Tatsächlich werde ich mein erstes Privileg seit zehn Jahren Alleinerziehung nicht in Anspruch nehmen, weil ich Angst habe um die Gesundheit des Kindes und keinen Bock, mich wieder und wieder erklären zu müssen, warum das notwendig war. 
Schließlich hätte ich mir das alles vorher überlegen können. Vor ziemlich genau 11 Jahren. 

Ich habe einfach keinen Bock mehr, Kinderlosen und Doppelverdiener-Doppelhaushälften-Eltern zu erklären, warum ich Bock auf Zeit für mich habe, auf Nicht-Angesprochen-und Gefragt-werden, auf meine ganz eigenen Gedanken für Stunden am Stück, auf all die anderen Teile meiner Persönlichkeit, die schon lange da waren bevor ich Mutter wurde (WAS ICH MIR HÄTTE ÜBERLEGEN KÖNNEN! JA!!). 

Ich habe keinen Bock mehr auf die Schublade der Alleinerziehenden und Feministin, die das eigene Kind als Belastung sieht und Mutterschaft bereut.
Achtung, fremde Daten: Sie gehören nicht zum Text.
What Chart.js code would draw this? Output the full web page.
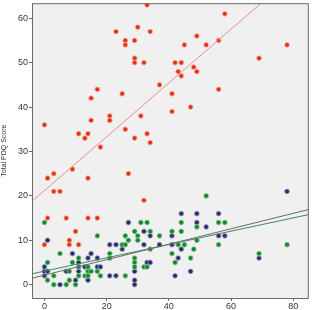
<!DOCTYPE html>
<html><head><meta charset="utf-8">
<script src="https://cdn.jsdelivr.net/npm/chart.js@4"></script>
<style>html,body{margin:0;padding:0;background:#fff}#wrap{width:312px;height:310px}</style>
</head><body><div id="wrap"><canvas id="c"></canvas></div>
<script>
const redX = [33,23,30,34,26,29,26,29,29,32,17,15,25,0,15,21,21,31,26,11,14,13,29,33,34,18,37,58,49,45,52,56,78,69,42,44,48,43,49,44,41,56,41,47,1,3,9,3,5,14,27,32,1,7,14,17,10,8,8,11,0];
const redY = [63,57,58,57,55,55,54,51,50,50,44,42,43,36,37,38,37,38,35,34,34,33,33,34,32,31,45,61,56,54,54,55,54,51,50,50,49,48,48,47,43,44,39,40,24,25,26,21,21,24,25,19,15,15,15,15,12,10,9,9,9];
const greenX = [0,1,1,3,3,5,7,8,8,9,10,11,11,11,13,14,14,14,15,17,17,18,21,21,25,26,26,27,26,29,30,30,29,29,29,31,33,34,32,33,34,37,41,41,42,43,44,44,45,47,48,49,49,52,56,56,58,69,78];
const greenY = [14,5,1,2,0,7,0,1,3,5,0,6,4,2,2,3,4,2,3,11,3,2,7,6,9,9,11,10,2,12,11,10,6,5,4,14,14,12,4,4,8,11,12,7,5,9,12,14,9,6,8,10,13,20,14,9,14,7,9];
const navyX = [0,0,0,1,1,5,7,9,10,11,11,13,14,14,15,17,17,18,21,23,21,23,25,27,29,29,29,32,32,33,34,34,37,41,41,42,43,44,44,47,49,49,52,56,56,58,69,78];
const navyY = [4,3,2,10,3,0,3,7,1,5,3,4,6,1,7,6,4,4,9,9,2,2,8,14,3,1,0,12,9,5,5,11,9,11,9,2,6,8,16,3,14,16,13,16,11,11,6,21];
// fitted lines: [intercept, slope]
const redFit = [21.2, 0.606];
const greenFit = [3.05, 0.150];
const navyFit = [2.15, 0.174];
const xTicks = [0,20,40,60,80];
const yTicks = [0,10,20,30,40,50,60];
const yTitle = 'Total PDQ Score';

const X_MIN = -4, X_MAX = 85, Y_MIN = -3, Y_MAX = 63.4;
const pts = (xs, ys) => xs.map((x, i) => ({x, y: ys[i]}));
const fitLine = f => [X_MIN, X_MAX].map(x => ({x, y: f[0] + f[1] * x}));

const frame = {
  id: 'frame',
  beforeDraw(chart) {
    const {ctx, chartArea: a} = chart;
    ctx.save();
    ctx.fillStyle = '#f0f0f0';
    ctx.fillRect(a.left, a.top, a.right - a.left, a.bottom - a.top);
    ctx.restore();
  },
  afterDraw(chart) {
    const {ctx, chartArea: a} = chart;
    ctx.save();
    ctx.strokeStyle = '#6a6a6a';
    ctx.lineWidth = 1;
    ctx.strokeRect(a.left + 0.5, a.top + 0.5, a.right - a.left - 1, a.bottom - a.top);
    ctx.restore();
  }
};

const ptStyle = (fill, edge) => ({
  type: 'scatter', pointRadius: 2.4, pointBorderWidth: 0.8,
  backgroundColor: fill, borderColor: edge, pointHoverRadius: 2.4
});
const lineStyle = (col) => ({
  type: 'line', borderColor: col, borderWidth: 1, pointRadius: 0, fill: false, tension: 0
});

new Chart(document.getElementById('c'), {
  data: {
    datasets: [
      Object.assign({data: fitLine(redFit)}, lineStyle('#f08a8a')),
      Object.assign({data: fitLine(navyFit)}, lineStyle('#6b6b6b')),
      Object.assign({data: fitLine(greenFit)}, lineStyle('#3f8a5c')),
      Object.assign({data: pts(redX, redY)}, ptStyle('#ee2a1c', '#e8b890')),
      Object.assign({data: pts(greenX, greenY)}, ptStyle('#0f8a2a', '#8fc49a')),
      Object.assign({data: pts(navyX, navyY)}, ptStyle('#2b2d68', '#9a9cc0'))
    ]
  },
  options: {
    responsive: true, maintainAspectRatio: false, animation: false,
    layout: {padding: {top: 0, right: 1, left: 0, bottom: 0}},
    plugins: {legend: {display: false}, tooltip: {enabled: false}},
    scales: {
      x: {
        type: 'linear', min: X_MIN, max: X_MAX,
        afterBuildTicks: s => { s.ticks = xTicks.map(v => ({value: v})); },
        afterFit: s => { s.height = 12; s.paddingLeft = 0; s.paddingRight = 0; },
        ticks: {font: {family: 'Liberation Sans', size: 9}, color: '#333', padding: 0, maxRotation: 0},
        grid: {display: true, drawOnChartArea: false, drawTicks: true, tickLength: 3, color: '#6a6a6a'},
        border: {display: false}
      },
      y: {
        type: 'linear', min: Y_MIN, max: Y_MAX,
        afterBuildTicks: s => { s.ticks = yTicks.map(v => ({value: v})); },
        afterFit: s => { s.width = 32; s.paddingTop = 0; s.paddingBottom = 0; },
        ticks: {font: {family: 'Liberation Sans', size: 9}, color: '#333', padding: 1},
        grid: {display: true, drawOnChartArea: false, drawTicks: true, tickLength: 3, color: '#6a6a6a'},
        border: {display: false},
        title: {display: true, text: yTitle, font: {family: 'Liberation Sans', size: 7}, color: '#333', padding: {top: 0, bottom: 2}}
      }
    }
  },
  plugins: [frame]
});
</script></body></html>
Ich bereue nichts außer das Fehlen staatlicher Unterstützung für Alleinerziehende. 

Und deshalb schreibe ich das: weil ich es für einen ganz guten Anfang halte, jetzt mal zu sagen, ok, die Alleinerziehenden sollten vielleicht Zugang zu Notgruppen haben. Auch wenn ich das nicht in Anspruch nehme, möchte ich das anerkennen. Mehr davon. Zum  Beispiel dieses Corona Elterngeld oder überhaupt mal drüber sprechen bei allen Maßnahmen wie beschissen das gerade für Familien läuft.